Cut out the paper pattern. Fold knit fabric twice (with the second fold perpendicular to the first) to create four layers. Lay the pattern with the straight edges along those folds and cut out the skirt with seam allowances at the waist and the hem.
Open up the fabric (it should be a full donut) and mark the quarter points around the center hole. Make the same quarter marks around the bottom edge (i.e. the waist) of the tube bodice.
Bring the bodice and skirt together so that
- their RS are together
- the bodice is upside down,
- with its waist edge lined up with the waist of the skirt,
- and with their quarter marks matched up.
Pin in place if desired.
Sew around the waist of the skirt/bodice ensemble to attach the two pieces. Trim the SA at the waist and turn RS out.

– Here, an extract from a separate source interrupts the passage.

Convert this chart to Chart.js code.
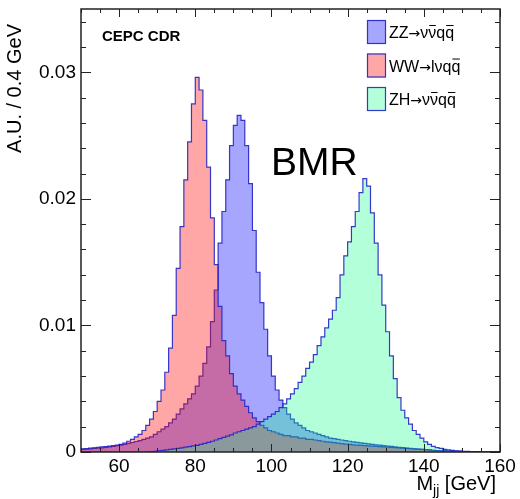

The dress is finished! Here it is with a double-layered skirt. Simply combine both skirt layers as one, and sew them to the bodice.
If your doll has a significantly wider chest than can be accommodated by a single legging tube, cut BOTH legs apart along their seams, and join them together with two seams to make a wider tube.
Oh - you have a couple of questions? Let me guess -
Q : Will this work on children and... me?
A: Conceptually, yes, this could be a human dress, with the following adjustments:
- I'd personally include shoulder straps to prevent wardrobe malfunctions.
- I'd shape the top edge of the bodice and armscye region so the whole tube sits higher on the chest and lower in the back, for more modesty.
- I'd further shape the side seams to allow more room in the bust region for women.
Q: Can children sew this dress for their dolls? After all, it looks like a whip-up project.
A: It is a whip-up project - and there is only one seam to sew. However, that seam joins a straight edge to a curved edge, and both edges are continuous circles. And both circles are small i.e. they have tight curvatures. So if you think your kid can manage that, then yes, children can sew this dress for their dolls. If you help. A lot.